BRUCKNER 9


I remember very clearly the first time(s) I heard Anton Bruckner's 9th Symphony. Over a weekend in 1983 I was previewing music to play on my radio show at WCWM, so I'd taken a few records (LPs!) back to the dorm room for a listen. When my roommate was gone, I played Bruno Walter's 1959 recording of the symphony. Since LPs only allowed 22 minutes per side (and poor Anton wasn't aware of - or didn't care about! - this fact when he composed it in the late 19th century), the second movement (Scherzo) faded out in the middle at the end of Side 1 and faded back in on Side 2. But what a fade-in!

The following day I had my P.E. class (folk dancing) in the college gym with  a couple of other guys and 40 co-eds. I set up the portable record player and speakers before the class and, before others arrived, I put on the Bruckner to see what it would sound like with the resounding acoustics of the big gym. Well, when the brass kicked in, the place rocked! It was truly thrilling - as if I were conducting the orchestra myself. 

I believe the first live performance I heard of it was under Sergiu Celibidache with the Munich Philharmonic. The Rumanian conductor was famous for his interpretations of Bruckner. In the first half, Daniel Barenboim had played Brahms' Second Piano Concerto, another of my favorites. It was a pretty special performance because of that, but it was perhaps most memorable because during the intermission my girlfriend admitted that she wasn't sure she had turned off the stove when we left her apartment in the Olympic Village there in Munich. She got so antsy during the Bruckner that she had to leave and go walk around outside. I stuck it out, figuring we would hear the fire trucks' sirens even over the Munich band. Well, she had also locked her key in the apartment, so when we got back there at 10:30 pm, we had to go knock on the door of the man in charge of the complex. He didn't want to help us; he just said, you can sleep outside and if the apartment burns up your insurance will pay for it. Eventually, after a lot of sweet-talking and more begging, he opened the door and we discovered everything was fine. 

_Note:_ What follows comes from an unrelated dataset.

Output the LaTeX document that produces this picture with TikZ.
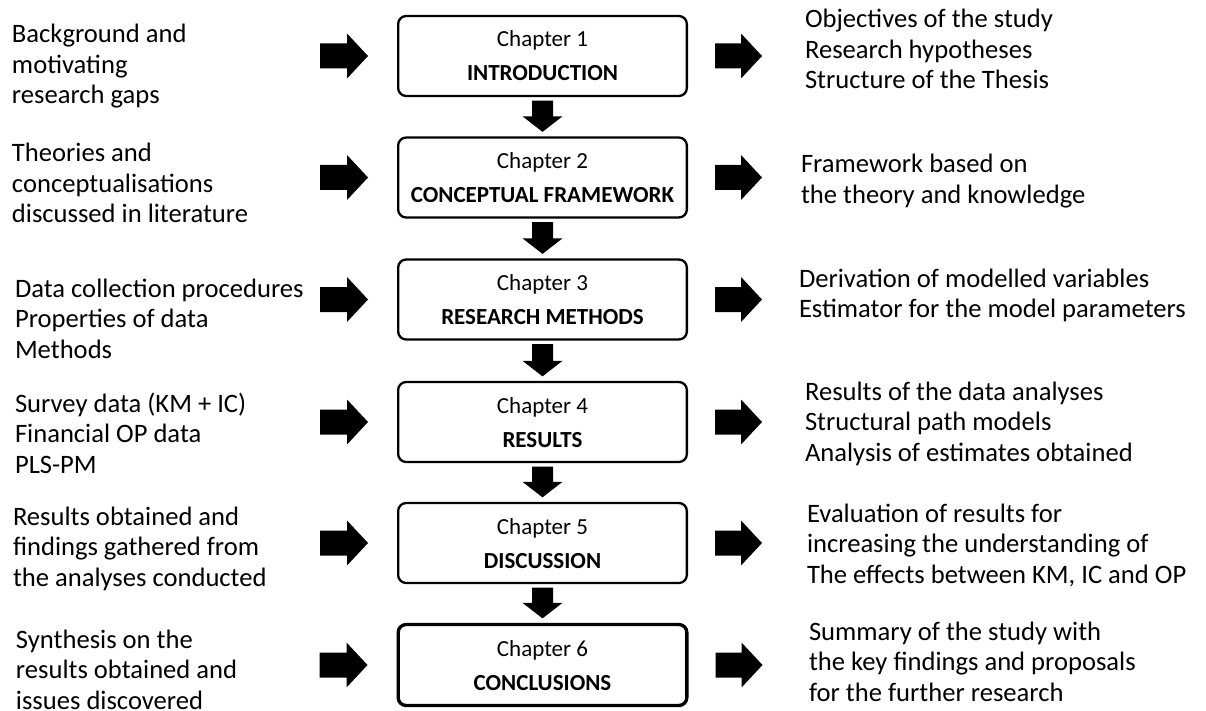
\documentclass[tikz,border=0pt]{standalone}
\usepackage{fontspec}
\setmainfont{Carlito}
\usetikzlibrary{calc}
\newcommand\fst{\rule{0pt}{23pt}}
\newcommand\bst{\rule[-4pt]{0pt}{24pt}}
\tikzset{
  side/.style={anchor=north west, inner sep=0pt, outer sep=0pt, align=left,
    font=\fontsize{26.6}{30.5}\selectfont},
  chap/.style={draw=black, line width=2.3pt, rounded corners=8pt,
    minimum width=288.7pt, minimum height=80pt, inner sep=0pt, align=center,
    font=\fontsize{23}{34}\selectfont},
  lastchap/.style={chap, line width=3.3pt, minimum height=81pt},
  blockarrow/.style={fill=black, draw=none},
}
\newcommand\downarr[2]{%
  \fill[blockarrow] ($(#1.south)+(-10.5,-3.5)$) -- ($(#1.south)+(10.5,-3.5)$)
    -- ($(#2.north)+(10.5,20)$) -- ($(#2.north)+(20,20)$) -- ($(#2.north)+(0,4.5)$)
    -- ($(#2.north)+(-20,20)$) -- ($(#2.north)+(-10.5,20)$) -- cycle;}
\newcommand\inarr[1]{%
  \fill[blockarrow] ($(#1.west)+(-77,12.5)$) -- ($(#1.west)+(-50,12.5)$)
    -- ($(#1.west)+(-50,22.5)$) -- ($(#1.west)+(-29,0)$) -- ($(#1.west)+(-50,-22.5)$)
    -- ($(#1.west)+(-50,-12.5)$) -- ($(#1.west)+(-77,-12.5)$) -- cycle;}
\newcommand\outarr[1]{%
  \fill[blockarrow] ($(#1.east)+(27,12.5)$) -- ($(#1.east)+(53,12.5)$)
    -- ($(#1.east)+(53,22.5)$) -- ($(#1.east)+(74,0)$) -- ($(#1.east)+(53,-22.5)$)
    -- ($(#1.east)+(53,-12.5)$) -- ($(#1.east)+(27,-12.5)$) -- cycle;}
\begin{document}
\begin{tikzpicture}[x=1pt, y=1pt]
\useasboundingbox (0,0) rectangle (1206,-711);
\fill[white] (0,0) rectangle (1206,-711);

% chapter boxes
\node[chap] (c1) at (542.5,-56) {\bst Chapter 1\\\bst\textbf{INTRODUCTION}};
\node[chap] (c2) at (542.5,-177.5) {\bst Chapter 2\\\bst\textbf{CONCEPTUAL FRAMEWORK}};
\node[chap] (c3) at (542.5,-299.5) {\bst Chapter 3\\\bst\textbf{RESEARCH METHODS}};
\node[chap] (c4) at (542.5,-422) {\bst Chapter 4\\\bst\textbf{RESULTS}};
\node[chap] (c5) at (542.5,-543) {\bst Chapter 5\\\bst\textbf{DISCUSSION}};
\node[lastchap] (c6) at (542.5,-665) {\bst Chapter 6\\\bst\textbf{CONCLUSIONS}};

% left texts
\node[side] (l1) at (12,-20) {\fst Background and\\motivating\\research gaps};
\node[side] (l2) at (12,-139) {\fst Theories and\\conceptualisations\\discussed in literature};
\node[side] (l3) at (15,-274) {\fst Data collection procedures\\Properties of data\\Methods};
\node[side] (l4) at (15,-389) {\fst Survey data (KM + IC)\\Financial OP data\\PLS-PM};
\node[side] (l5) at (13,-502) {\fst Results obtained and\\findings gathered from\\the analyses conducted};
\node[side] (l6) at (16,-625) {\fst Synthesis on the\\results obtained and\\issues discovered};

% right texts
\node[side] (r1) at (805,-5) {\fst Objectives of the study\\Research hypotheses\\Structure of the Thesis};
\node[side] (r2) at (801,-150) {\fst Framework based on\\the theory and knowledge};
\node[side] (r3) at (799,-264) {\fst Derivation of modelled variables\\Estimator for the model parameters};
\node[side] (r4) at (805,-377) {\fst Results of the data analyses\\Structural path models\\Analysis of estimates obtained};
\node[side] (r5) at (807,-499) {\fst Evaluation of results for\\increasing the understanding of\\The effects between KM, IC and OP};
\node[side] (r6) at (809,-617) {\fst Summary of the study with\\the key findings and proposals\\for the further research};

% down arrows
\downarr{c1}{c2}
\downarr{c2}{c3}
\downarr{c3}{c4}
\downarr{c4}{c5}
\downarr{c5}{c6}

% side arrows
\inarr{c1}\inarr{c2}\inarr{c3}\inarr{c4}\inarr{c5}\inarr{c6}
\outarr{c1}\outarr{c2}\outarr{c3}\outarr{c4}\outarr{c5}\outarr{c6}
\end{tikzpicture}
\end{document}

Just as it is difficult to like everything about a culture or a city or a person, I find it normal to pick and choose what I like by a composer. With Bruckner I could live without his other eight symphonies. I even walked out of an incredibly boring performance of the 7th in Trenton, NJ. Only time I've ever done that. It just became unbearable. I've since enjoyed a 7th in Stuttgart, but nothing grabs me like his 9th. I wonder what the fourth and final movement of that symphony would have sounded like, had the composer not died while composing it.

Helmuth Rilling was gracious enough to spend some time researching what that fourth movement might have sounded like. He presented the results of his study at the Bach Akademie in Stuttgart in 2004. His international student orchestra rehearsed three different versions of that movement and played them for the audience in which I was lucky enough to be sitting. The first version - about 25 measures - sounded nothing like what I would imagine the d-minor Symphony would end with. After that, the orchestra played a bit more of a second version - perhaps 50 bars. Still not a hit. Then they played around 90 measures of a very convincing bit, even though it also just stopped right in the middle of a bar. I loved the way Rilling explained the process and said to the audience, "You'll never hear this collection of Fourth Movements again. We learned them and are playing them for you just this once."

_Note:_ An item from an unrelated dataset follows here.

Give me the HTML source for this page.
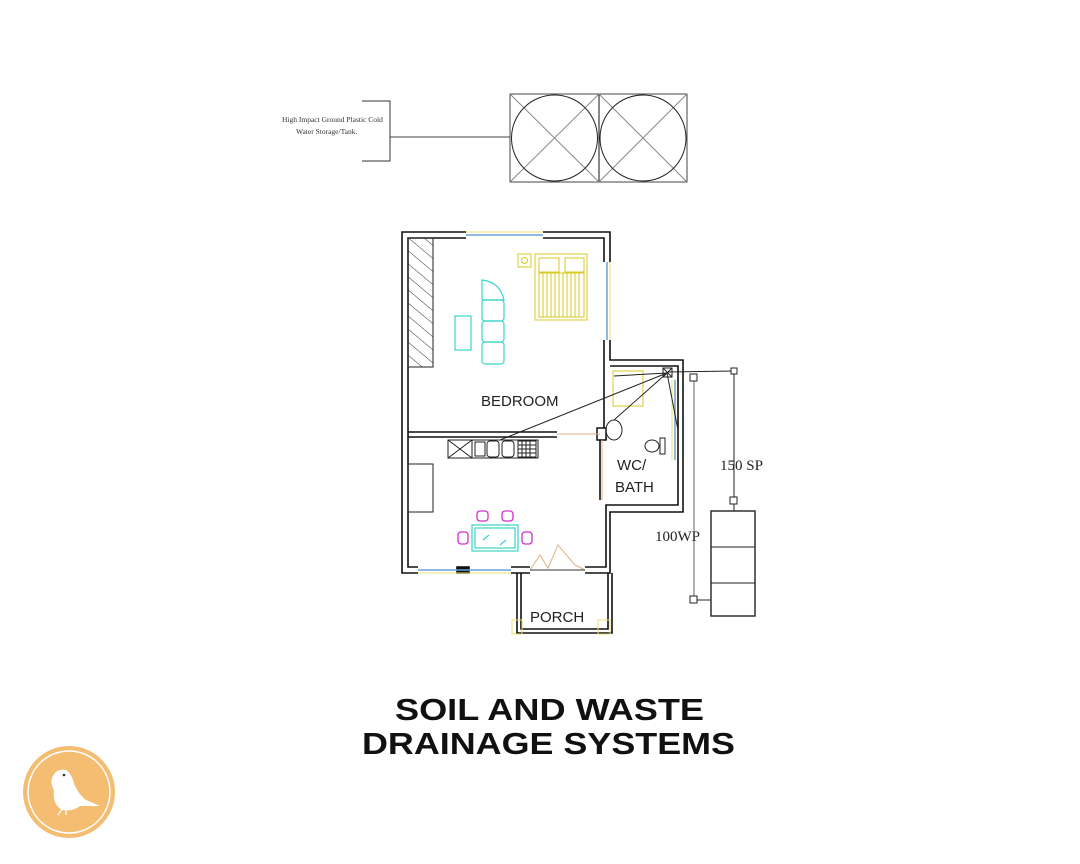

In the final performance of that festival, the orchestra was joined by a full choir to sing Bruckner's heavenly Te Deum, which the composer supposedly asked to be played as the finale of his as yet unfinished Ninth Symphony. He was very ill and didn't think he would finish his d-minor Symphony. Since the Te Deum would add another 23 minutes to the 60-minute torso of the symphony - and require a choir and soloists - it is rarely performed today together with the 9th. 

However, since 1983 a dozen completed versions of a fourth movement have been circulating in concert halls and on the radio waves, receiving varied amounts of love among Bruckner fans. You can hear five of them conducted by Peter Hirsch on Sony Classics (or YouTube). I haven't really warmed to any of them yet. I'll stick with the first three - they're a charm!